▸ Stated task: Please count the lines below that contain the word "this", and reply with that number alone.

== Record list ==

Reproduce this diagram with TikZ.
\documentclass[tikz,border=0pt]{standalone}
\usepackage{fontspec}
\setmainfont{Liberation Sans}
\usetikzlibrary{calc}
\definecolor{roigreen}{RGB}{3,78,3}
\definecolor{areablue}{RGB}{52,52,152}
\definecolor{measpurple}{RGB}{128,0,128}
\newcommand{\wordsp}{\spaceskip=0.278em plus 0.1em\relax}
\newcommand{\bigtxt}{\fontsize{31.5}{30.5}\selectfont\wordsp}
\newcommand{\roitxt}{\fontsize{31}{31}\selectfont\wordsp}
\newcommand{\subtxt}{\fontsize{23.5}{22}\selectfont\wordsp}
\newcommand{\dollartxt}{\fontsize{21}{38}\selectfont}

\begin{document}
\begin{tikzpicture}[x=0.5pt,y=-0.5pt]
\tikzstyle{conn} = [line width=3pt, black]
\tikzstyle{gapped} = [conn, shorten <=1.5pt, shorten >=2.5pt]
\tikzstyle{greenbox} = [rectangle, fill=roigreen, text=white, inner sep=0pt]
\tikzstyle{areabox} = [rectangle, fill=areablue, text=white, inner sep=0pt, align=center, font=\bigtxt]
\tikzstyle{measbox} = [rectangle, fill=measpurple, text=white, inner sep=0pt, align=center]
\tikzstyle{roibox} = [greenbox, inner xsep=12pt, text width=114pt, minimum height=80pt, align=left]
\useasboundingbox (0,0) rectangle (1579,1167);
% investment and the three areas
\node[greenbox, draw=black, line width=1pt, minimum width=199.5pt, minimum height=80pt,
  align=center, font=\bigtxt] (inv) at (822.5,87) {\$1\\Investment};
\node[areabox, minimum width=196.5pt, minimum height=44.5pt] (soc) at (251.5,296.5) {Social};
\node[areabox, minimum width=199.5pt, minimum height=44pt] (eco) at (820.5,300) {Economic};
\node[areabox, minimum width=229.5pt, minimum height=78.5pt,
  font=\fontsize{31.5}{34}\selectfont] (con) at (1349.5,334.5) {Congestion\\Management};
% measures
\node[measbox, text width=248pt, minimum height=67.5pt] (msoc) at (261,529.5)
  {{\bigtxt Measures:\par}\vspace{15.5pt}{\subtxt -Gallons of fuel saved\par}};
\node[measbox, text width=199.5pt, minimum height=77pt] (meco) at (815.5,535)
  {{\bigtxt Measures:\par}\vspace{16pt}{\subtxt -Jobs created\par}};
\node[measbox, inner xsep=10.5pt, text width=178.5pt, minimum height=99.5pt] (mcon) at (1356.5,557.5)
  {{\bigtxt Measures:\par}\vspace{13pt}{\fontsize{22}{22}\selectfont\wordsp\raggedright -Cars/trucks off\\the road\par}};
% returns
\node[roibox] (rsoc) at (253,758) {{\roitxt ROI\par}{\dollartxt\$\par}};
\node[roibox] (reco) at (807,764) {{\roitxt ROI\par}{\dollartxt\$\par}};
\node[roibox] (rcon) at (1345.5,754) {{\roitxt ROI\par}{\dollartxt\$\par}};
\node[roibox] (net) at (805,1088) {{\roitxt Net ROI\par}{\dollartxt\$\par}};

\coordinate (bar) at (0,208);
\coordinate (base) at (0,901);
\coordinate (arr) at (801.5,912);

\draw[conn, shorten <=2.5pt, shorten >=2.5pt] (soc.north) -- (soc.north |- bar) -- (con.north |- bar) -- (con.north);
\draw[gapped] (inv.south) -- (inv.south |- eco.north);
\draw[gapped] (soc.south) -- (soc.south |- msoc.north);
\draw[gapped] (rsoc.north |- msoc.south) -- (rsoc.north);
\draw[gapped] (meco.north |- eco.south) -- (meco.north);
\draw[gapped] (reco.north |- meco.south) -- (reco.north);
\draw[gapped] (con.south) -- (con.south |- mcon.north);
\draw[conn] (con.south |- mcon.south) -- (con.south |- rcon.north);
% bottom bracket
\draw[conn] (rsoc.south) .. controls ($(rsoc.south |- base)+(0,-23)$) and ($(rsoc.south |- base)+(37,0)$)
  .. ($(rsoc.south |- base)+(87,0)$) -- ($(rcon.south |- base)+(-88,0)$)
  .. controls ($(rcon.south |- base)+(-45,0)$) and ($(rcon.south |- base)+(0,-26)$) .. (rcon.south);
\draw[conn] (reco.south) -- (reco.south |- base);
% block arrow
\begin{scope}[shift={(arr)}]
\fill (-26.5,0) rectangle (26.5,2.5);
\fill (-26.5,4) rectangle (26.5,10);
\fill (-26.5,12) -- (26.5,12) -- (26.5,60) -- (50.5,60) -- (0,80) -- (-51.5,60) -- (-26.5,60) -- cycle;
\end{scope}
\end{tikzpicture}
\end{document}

===
== Record list ==

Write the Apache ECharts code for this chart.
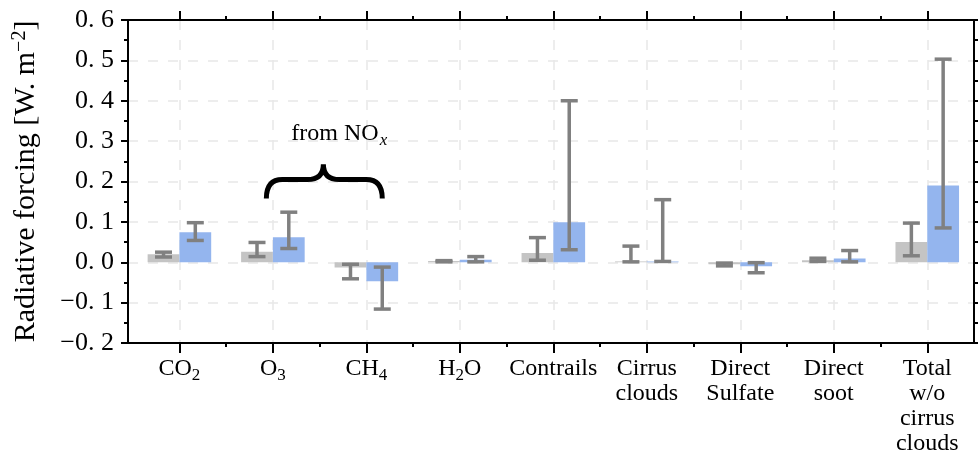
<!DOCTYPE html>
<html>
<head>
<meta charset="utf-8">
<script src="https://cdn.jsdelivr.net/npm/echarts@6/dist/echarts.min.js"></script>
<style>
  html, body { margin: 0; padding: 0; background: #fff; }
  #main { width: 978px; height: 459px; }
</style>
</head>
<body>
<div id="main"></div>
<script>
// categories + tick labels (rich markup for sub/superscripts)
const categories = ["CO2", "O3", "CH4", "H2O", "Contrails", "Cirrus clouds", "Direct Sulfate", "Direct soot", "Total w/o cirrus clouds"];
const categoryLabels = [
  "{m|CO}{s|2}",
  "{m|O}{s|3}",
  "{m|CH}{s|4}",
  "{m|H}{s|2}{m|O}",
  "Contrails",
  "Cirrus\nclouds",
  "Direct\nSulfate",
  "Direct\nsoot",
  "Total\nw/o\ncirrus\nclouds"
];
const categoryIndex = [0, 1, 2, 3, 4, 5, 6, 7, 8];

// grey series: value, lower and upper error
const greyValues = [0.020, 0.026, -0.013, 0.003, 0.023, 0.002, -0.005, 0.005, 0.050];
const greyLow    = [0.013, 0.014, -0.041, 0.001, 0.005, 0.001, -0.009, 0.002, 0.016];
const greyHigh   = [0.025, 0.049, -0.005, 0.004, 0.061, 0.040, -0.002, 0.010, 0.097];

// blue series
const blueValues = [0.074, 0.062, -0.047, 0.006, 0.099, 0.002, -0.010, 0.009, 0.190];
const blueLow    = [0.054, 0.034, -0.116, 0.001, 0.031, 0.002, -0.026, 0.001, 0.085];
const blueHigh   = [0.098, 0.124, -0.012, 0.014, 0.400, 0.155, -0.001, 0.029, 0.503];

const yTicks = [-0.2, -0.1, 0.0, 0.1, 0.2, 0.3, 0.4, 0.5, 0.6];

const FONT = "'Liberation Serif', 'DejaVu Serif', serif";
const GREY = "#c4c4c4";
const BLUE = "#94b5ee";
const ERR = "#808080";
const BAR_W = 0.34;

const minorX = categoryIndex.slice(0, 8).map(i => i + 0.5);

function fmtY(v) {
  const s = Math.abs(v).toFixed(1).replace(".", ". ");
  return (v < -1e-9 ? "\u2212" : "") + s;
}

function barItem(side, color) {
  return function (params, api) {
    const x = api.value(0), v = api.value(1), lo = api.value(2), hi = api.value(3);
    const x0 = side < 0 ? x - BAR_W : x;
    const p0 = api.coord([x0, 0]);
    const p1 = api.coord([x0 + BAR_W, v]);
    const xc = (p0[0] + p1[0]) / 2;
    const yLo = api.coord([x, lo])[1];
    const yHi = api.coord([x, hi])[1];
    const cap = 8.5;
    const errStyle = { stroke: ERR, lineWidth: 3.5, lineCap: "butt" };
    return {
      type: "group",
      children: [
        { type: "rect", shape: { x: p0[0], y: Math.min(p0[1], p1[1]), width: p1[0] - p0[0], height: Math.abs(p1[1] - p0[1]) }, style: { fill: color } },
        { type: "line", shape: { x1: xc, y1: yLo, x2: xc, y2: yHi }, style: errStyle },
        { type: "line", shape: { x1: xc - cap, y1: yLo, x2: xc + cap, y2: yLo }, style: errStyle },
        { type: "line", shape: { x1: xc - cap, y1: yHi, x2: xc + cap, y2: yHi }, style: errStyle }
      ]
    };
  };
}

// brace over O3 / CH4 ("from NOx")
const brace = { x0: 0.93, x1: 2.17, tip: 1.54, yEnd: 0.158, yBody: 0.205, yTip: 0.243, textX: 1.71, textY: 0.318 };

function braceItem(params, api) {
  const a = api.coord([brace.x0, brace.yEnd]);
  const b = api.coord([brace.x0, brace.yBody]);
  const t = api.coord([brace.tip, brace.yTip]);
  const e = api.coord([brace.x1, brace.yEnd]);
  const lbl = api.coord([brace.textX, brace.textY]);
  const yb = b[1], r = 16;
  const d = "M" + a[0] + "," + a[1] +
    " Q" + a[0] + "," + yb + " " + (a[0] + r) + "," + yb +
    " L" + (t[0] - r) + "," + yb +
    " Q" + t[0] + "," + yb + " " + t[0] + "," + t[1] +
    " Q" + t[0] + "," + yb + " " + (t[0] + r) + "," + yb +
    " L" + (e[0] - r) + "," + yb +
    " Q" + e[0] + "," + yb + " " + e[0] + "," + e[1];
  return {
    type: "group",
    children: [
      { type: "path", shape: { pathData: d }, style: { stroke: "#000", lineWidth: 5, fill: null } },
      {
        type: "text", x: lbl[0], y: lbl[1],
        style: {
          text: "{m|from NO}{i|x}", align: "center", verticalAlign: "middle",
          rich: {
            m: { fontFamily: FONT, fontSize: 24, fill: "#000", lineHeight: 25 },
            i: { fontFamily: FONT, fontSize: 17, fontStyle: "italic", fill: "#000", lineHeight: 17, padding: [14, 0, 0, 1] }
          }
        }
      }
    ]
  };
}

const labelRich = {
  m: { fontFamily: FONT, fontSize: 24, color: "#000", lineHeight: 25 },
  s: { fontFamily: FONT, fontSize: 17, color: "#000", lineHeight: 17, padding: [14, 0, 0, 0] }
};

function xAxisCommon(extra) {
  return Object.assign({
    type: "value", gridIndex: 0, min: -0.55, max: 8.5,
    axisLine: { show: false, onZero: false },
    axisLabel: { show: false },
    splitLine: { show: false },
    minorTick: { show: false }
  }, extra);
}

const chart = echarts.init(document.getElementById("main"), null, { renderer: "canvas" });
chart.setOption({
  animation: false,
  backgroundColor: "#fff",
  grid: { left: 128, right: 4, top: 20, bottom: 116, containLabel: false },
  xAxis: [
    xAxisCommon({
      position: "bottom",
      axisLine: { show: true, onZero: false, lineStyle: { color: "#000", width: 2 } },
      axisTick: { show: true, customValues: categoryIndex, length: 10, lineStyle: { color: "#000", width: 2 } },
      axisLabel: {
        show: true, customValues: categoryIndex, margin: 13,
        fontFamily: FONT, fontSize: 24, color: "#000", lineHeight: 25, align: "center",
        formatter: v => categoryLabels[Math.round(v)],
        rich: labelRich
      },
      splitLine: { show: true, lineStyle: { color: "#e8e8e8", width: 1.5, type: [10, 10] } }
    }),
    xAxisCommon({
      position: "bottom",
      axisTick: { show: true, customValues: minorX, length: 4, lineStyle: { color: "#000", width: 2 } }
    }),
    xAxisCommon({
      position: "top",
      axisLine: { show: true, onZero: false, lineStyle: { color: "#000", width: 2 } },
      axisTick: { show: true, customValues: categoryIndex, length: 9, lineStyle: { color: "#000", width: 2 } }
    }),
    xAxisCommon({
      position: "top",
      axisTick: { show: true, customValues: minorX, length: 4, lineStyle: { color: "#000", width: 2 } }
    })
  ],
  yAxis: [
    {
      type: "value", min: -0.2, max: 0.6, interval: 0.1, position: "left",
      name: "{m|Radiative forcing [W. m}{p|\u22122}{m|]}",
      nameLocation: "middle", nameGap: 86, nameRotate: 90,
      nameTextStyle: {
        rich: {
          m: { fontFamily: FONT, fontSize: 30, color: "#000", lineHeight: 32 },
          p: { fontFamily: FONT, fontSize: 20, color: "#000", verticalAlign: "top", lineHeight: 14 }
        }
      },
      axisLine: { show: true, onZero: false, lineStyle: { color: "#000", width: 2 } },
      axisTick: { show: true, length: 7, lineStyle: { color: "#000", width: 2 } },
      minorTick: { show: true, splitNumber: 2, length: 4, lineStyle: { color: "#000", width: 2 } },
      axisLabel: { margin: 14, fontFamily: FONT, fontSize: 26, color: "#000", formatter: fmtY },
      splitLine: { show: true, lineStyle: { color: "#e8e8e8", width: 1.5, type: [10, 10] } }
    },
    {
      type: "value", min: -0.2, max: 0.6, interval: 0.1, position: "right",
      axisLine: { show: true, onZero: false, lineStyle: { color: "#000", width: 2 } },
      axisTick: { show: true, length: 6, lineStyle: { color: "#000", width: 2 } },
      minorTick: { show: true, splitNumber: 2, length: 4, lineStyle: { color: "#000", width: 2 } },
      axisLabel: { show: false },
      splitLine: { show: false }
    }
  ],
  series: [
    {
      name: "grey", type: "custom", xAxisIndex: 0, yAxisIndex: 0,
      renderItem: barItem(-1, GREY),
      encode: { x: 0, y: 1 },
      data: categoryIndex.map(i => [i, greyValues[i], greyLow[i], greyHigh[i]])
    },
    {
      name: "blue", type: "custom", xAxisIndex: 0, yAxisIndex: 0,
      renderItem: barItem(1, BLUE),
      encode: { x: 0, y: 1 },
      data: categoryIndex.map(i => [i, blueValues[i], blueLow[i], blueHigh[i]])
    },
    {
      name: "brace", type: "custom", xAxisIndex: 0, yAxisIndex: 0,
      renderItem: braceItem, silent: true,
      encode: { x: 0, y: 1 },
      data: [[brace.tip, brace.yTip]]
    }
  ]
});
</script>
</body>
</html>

===
== Record list ==

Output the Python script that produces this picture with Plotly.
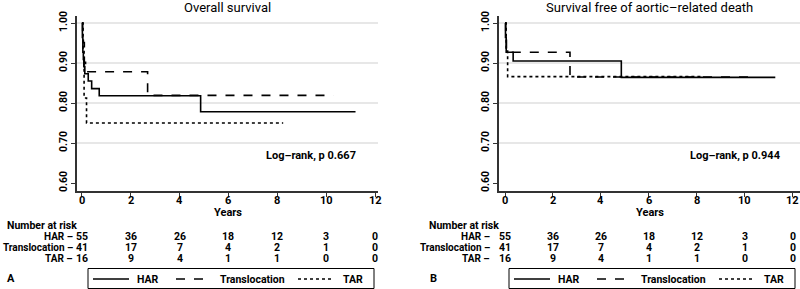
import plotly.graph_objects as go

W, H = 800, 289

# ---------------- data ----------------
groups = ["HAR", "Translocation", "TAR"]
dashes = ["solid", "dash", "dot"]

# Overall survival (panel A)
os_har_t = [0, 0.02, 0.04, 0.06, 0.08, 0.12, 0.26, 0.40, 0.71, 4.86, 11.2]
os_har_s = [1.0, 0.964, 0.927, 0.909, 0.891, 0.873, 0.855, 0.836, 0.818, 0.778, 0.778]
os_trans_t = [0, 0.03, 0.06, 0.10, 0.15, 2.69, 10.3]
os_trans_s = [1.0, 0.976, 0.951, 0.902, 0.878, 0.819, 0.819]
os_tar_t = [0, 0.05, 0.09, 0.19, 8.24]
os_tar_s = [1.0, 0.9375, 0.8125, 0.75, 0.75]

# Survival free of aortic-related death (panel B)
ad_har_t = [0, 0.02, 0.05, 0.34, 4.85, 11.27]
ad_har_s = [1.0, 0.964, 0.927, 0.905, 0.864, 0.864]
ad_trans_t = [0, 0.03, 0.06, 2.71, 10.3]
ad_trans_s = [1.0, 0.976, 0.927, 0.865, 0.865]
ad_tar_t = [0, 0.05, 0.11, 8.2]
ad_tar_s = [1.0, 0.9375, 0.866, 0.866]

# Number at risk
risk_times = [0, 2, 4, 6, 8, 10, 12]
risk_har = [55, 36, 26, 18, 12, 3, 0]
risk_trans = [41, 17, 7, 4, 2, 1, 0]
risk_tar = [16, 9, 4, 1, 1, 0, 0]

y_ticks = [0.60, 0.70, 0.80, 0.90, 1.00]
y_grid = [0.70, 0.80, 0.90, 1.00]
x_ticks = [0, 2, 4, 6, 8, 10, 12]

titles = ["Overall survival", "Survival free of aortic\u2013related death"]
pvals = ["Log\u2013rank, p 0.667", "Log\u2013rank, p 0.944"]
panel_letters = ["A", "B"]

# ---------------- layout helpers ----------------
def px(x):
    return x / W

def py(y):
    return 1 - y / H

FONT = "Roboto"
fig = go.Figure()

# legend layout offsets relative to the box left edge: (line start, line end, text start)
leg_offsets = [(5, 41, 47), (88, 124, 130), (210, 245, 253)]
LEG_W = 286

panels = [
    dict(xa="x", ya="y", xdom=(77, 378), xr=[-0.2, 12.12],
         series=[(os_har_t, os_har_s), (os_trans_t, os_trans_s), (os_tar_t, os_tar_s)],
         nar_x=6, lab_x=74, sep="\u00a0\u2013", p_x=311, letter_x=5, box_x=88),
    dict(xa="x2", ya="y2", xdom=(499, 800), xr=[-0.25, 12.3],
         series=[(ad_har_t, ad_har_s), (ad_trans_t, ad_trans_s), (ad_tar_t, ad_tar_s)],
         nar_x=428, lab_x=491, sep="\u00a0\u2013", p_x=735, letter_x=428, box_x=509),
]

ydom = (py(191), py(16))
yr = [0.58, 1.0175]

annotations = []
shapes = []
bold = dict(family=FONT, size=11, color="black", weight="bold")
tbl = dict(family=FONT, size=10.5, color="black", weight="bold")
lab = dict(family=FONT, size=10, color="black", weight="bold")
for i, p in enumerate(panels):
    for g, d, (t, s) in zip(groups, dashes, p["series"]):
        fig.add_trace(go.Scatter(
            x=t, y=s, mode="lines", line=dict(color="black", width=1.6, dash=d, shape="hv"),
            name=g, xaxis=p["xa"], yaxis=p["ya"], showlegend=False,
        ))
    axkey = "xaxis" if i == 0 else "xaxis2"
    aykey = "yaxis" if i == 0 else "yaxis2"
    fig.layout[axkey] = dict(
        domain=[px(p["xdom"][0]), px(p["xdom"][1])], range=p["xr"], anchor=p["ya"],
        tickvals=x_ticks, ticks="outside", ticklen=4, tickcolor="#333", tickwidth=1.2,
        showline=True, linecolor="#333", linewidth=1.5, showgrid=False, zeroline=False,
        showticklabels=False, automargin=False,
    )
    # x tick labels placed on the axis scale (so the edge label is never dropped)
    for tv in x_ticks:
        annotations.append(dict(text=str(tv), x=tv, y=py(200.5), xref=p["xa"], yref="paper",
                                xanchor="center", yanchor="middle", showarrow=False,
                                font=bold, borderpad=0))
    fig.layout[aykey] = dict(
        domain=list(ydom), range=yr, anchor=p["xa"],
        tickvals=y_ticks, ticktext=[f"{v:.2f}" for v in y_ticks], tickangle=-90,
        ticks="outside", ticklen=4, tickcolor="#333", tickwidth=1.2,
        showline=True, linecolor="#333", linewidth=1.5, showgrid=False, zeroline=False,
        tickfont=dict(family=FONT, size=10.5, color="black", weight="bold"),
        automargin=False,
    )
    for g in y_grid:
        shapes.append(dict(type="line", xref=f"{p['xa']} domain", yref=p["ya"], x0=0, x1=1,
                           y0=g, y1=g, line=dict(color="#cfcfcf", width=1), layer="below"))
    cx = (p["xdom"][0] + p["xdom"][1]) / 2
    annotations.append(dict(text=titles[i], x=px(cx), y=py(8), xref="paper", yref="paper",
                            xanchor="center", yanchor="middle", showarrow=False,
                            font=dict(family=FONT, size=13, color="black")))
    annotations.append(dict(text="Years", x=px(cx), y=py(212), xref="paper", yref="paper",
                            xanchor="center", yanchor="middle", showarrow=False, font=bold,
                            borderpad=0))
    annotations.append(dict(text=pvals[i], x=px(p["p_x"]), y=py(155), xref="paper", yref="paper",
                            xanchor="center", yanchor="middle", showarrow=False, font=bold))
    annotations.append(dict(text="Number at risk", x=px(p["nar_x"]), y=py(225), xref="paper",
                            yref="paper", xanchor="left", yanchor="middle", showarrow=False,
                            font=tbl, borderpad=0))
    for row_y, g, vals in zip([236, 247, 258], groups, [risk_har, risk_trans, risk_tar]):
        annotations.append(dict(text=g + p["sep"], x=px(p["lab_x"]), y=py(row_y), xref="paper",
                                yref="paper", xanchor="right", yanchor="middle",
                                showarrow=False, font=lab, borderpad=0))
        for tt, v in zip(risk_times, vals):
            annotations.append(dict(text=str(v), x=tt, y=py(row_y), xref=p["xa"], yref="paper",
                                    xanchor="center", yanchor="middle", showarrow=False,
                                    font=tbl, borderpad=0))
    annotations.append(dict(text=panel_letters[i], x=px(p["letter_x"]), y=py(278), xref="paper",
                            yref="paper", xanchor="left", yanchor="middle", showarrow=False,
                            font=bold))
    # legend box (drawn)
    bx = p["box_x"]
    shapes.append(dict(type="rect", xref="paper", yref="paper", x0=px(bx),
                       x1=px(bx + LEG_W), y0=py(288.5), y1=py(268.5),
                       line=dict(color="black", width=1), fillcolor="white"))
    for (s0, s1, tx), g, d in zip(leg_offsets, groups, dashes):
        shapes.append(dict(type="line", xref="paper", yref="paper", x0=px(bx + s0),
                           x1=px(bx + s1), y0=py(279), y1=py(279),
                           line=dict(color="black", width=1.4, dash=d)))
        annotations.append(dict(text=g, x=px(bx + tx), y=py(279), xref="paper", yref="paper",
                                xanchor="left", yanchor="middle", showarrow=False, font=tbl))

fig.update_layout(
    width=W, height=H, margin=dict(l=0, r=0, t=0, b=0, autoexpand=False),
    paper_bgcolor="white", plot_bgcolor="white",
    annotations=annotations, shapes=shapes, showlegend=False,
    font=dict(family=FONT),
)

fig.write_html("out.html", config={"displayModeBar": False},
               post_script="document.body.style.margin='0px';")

===

▸ Response below: 3